• Brief:
The listing below begins with the first line you should copy; stop after the line containing "plt.rcParams['font.family'] = ['Liberation", and drop every picture.

• Dataset excerpt:
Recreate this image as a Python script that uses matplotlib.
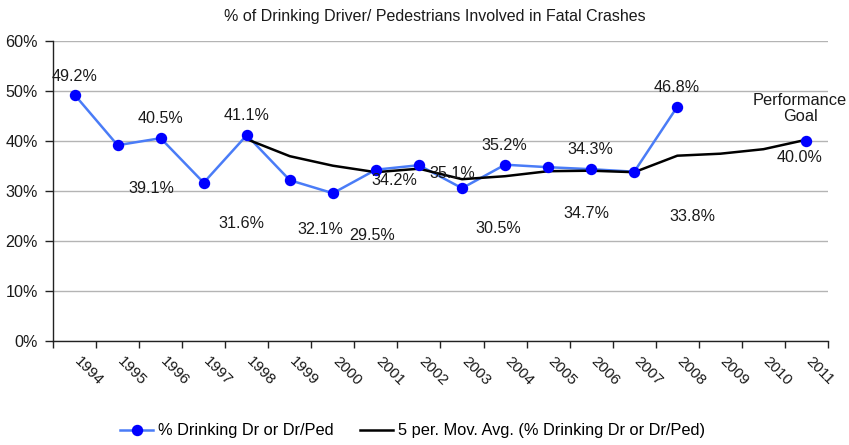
import numpy as np
import matplotlib
matplotlib.use("Agg")
import matplotlib.pyplot as plt
from matplotlib.lines import Line2D

plt.rcParams['font.family'] = ['Liberation Sans', 'DejaVu Sans']

years = [str(y) for y in range(1994, 2012)]
pct_drinking = [49.2, 39.1, 40.5, 31.6, 41.1, 32.1, 29.5, 34.2, 35.1, 30.5,
                35.2, 34.7, 34.3, 33.8, 46.8, np.nan, np.nan, 40.0]
mov_avg = [np.nan, np.nan, np.nan, np.nan, 40.3, 36.9, 35.0, 33.7, 34.4, 32.3,
           32.9, 33.9, 34.0, 33.7, 37.0, 37.4, 38.3, 40.2]
# data label text and placement (category index, percent)
label_texts = ["49.2%", "40.5%", "39.1%", "41.1%", "31.6%", "32.1%", "29.5%",
               "34.2%", "35.1%", "30.5%", "35.2%", "34.7%", "34.3%", "46.8%",
               "33.8%", "40.0%"]
label_x = [0.01, 1.99, 1.78, 3.99, 3.87, 5.71, 6.92, 7.43, 8.78, 9.85, 9.99,
           11.9, 11.97, 13.98, 14.36, 16.85]
label_y = [52.9, 44.5, 30.5, 45.1, 23.5, 22.3, 21.1, 32.0, 33.5, 22.5, 39.1,
           25.5, 38.3, 50.6, 24.9, 36.6]
yticks = [0, 10, 20, 30, 40, 50, 60]

fig = plt.figure(figsize=(8.49, 4.45), dpi=100)
ax = fig.add_axes([53/849, 1-340.7/445, 775/849, 300/445])

x = np.arange(len(years))
s = np.array(pct_drinking, dtype=float)
mask = np.isfinite(s)
ax.plot(x[:15], s[:15], color='#4a7cf7', lw=1.8, zorder=3)
ax.plot(x[mask], s[mask], ls='none', marker='o', ms=7.2, color='#0000ff', zorder=4)
ax.plot(x, mov_avg, color='black', lw=1.8, zorder=3.5)

for t, lx, ly in zip(label_texts, label_x, label_y):
    ax.text(lx, ly, t, ha='center', va='center', fontsize=11.6, color='#1a1a1a', zorder=5)
ax.text(16.85, 46.4, "Performance\nGoal", ha='center', va='center', fontsize=11.8,
        color='#1a1a1a', linespacing=1.05, zorder=5)

ax.set_xlim(-0.5, len(years) - 0.5)
ax.set_ylim(0, 60)
ax.set_yticks(yticks)
ax.set_yticklabels([f"{v}%" for v in yticks], fontsize=11.6, color='#1a1a1a')
ax.yaxis.grid(True, color='#b4b4b4', lw=1)
ax.set_axisbelow(True)

ax.set_xticks(x)
ax.set_xticklabels(years, rotation=-45, ha='left', va='top', fontsize=11,
                   color='#1a1a1a')
ax.tick_params(axis='x', which='major', length=0, pad=10)
for lab in ax.get_xticklabels():
    lab.set_x(lab.get_position()[0])
ax.set_xticks(np.arange(-0.5, len(years)), minor=True)
ax.tick_params(axis='x', which='minor', length=5, width=1, color='#222222', direction='out')
ax.tick_params(axis='y', length=6, width=1, color='#222222', pad=5)

# shift year labels slightly left to match reference anchoring
import matplotlib.transforms as mtransforms
offset = mtransforms.ScaledTranslation(-3/100, 0, fig.dpi_scale_trans)
for lab in ax.get_xticklabels():
    lab.set_transform(lab.get_transform() + offset)

for sp in ['top', 'right']:
    ax.spines[sp].set_visible(False)
for sp in ['left', 'bottom']:
    ax.spines[sp].set_color('#222222')
    ax.spines[sp].set_linewidth(1)

fig.text(0.512, 1-16/445, "% of Drinking Driver/ Pedestrians Involved in Fatal Crashes",
         ha='center', va='center', fontsize=11.5, color='#1a1a1a')

h1 = Line2D([], [], color='#4a7cf7', lw=1.8, marker='o', ms=7.2,
            markerfacecolor='#0000ff', markeredgecolor='#0000ff')
h2 = Line2D([], [], color='black', lw=1.8)
fig.legend([h1, h2], ['% Drinking Dr or Dr/Ped', '5 per. Mov. Avg. (% Drinking Dr or Dr/Ped)'],
           loc='center', bbox_to_anchor=(0.486, 1-431/445), ncol=2, frameon=False,
           fontsize=11.8, handlelength=2.0, handletextpad=0.3, columnspacing=1.6)

fig.savefig("out.png", dpi=100)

• Result of the task:
Recreate this image as a Python script that uses matplotlib.
import numpy as np
import matplotlib
matplotlib.use("Agg")
import matplotlib.pyplot as plt
from matplotlib.lines import Line2D

plt.rcParams['font.family'] = ['Liberation Sans', 'DejaVu Sans']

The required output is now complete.